* SHORT TASK *
Return the count of lines that hold the string "LaTeX", with no other words.

►

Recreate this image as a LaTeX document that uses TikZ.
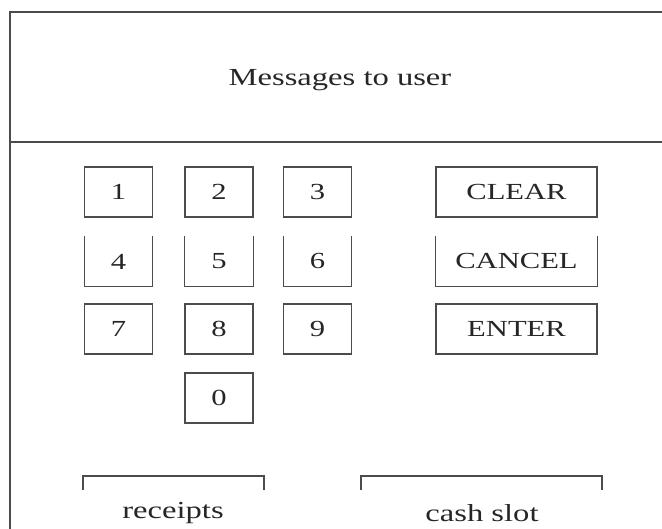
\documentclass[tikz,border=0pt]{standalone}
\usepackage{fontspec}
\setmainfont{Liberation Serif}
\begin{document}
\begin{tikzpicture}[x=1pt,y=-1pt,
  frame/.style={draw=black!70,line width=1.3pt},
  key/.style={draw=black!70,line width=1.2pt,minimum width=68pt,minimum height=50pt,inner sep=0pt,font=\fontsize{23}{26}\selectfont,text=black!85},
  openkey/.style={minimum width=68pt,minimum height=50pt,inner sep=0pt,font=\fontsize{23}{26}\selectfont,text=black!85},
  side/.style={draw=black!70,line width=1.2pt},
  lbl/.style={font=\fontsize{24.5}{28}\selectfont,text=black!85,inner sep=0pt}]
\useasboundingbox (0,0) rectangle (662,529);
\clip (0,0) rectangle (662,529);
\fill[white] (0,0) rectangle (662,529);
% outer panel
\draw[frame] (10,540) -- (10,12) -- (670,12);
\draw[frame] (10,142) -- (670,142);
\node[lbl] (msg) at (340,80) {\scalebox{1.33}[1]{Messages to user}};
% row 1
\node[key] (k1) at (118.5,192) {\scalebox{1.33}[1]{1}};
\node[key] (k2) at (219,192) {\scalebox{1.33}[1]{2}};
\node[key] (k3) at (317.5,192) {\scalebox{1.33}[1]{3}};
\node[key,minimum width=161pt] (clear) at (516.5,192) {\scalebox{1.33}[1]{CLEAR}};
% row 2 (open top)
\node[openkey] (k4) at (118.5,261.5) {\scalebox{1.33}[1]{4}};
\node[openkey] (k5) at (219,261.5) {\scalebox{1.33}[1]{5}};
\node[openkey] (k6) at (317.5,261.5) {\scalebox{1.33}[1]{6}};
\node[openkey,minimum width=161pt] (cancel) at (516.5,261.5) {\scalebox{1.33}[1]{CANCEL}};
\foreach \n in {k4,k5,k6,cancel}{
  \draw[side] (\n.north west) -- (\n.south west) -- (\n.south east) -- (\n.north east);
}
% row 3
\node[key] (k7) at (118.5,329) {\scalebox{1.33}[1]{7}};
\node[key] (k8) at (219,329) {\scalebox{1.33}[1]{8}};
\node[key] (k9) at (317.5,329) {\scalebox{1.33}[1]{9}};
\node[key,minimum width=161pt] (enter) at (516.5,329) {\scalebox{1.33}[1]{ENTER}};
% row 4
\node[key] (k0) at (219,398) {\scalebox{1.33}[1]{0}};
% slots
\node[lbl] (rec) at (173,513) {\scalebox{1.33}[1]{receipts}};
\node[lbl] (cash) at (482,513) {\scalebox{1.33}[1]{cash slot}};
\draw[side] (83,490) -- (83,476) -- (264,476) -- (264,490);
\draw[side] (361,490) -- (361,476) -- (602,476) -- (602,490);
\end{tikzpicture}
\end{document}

◄
►

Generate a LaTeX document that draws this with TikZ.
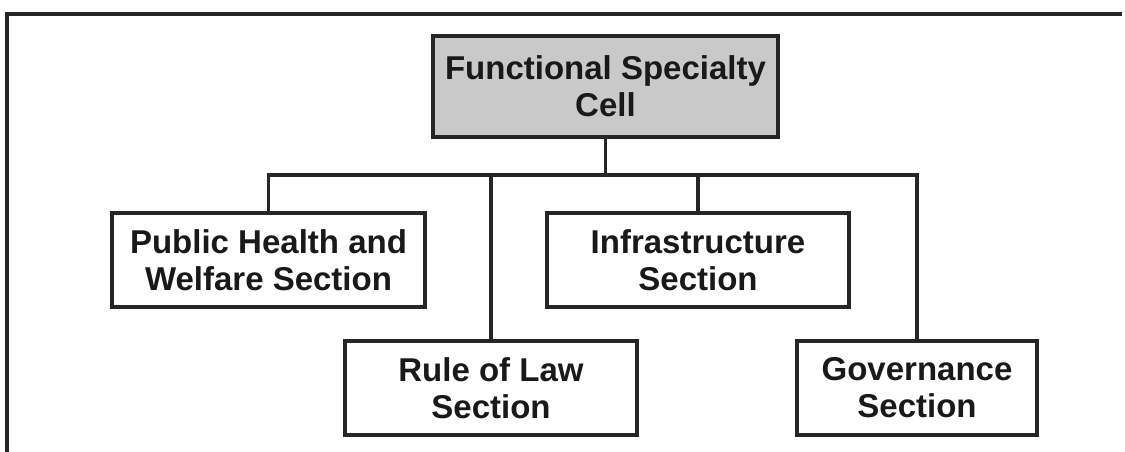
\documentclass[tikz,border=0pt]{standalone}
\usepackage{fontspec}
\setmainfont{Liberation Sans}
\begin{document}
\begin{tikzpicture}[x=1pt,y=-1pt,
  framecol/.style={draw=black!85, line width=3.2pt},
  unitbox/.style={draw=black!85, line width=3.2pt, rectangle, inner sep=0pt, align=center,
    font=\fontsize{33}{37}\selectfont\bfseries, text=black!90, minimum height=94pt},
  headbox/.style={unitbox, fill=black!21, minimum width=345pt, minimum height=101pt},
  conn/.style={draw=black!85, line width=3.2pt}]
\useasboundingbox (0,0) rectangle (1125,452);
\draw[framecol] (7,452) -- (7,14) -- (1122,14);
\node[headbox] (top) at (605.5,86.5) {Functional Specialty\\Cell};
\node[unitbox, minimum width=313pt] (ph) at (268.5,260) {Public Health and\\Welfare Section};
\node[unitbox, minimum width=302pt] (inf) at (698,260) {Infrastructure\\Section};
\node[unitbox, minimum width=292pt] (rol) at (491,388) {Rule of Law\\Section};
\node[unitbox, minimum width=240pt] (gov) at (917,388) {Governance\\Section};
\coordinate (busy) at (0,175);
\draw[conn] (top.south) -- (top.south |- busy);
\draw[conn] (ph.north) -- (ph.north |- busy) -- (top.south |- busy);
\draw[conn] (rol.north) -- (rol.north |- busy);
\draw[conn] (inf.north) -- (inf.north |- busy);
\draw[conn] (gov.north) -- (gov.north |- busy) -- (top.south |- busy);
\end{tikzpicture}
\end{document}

◄

* SOLUTION TO THE EXERCISE *
2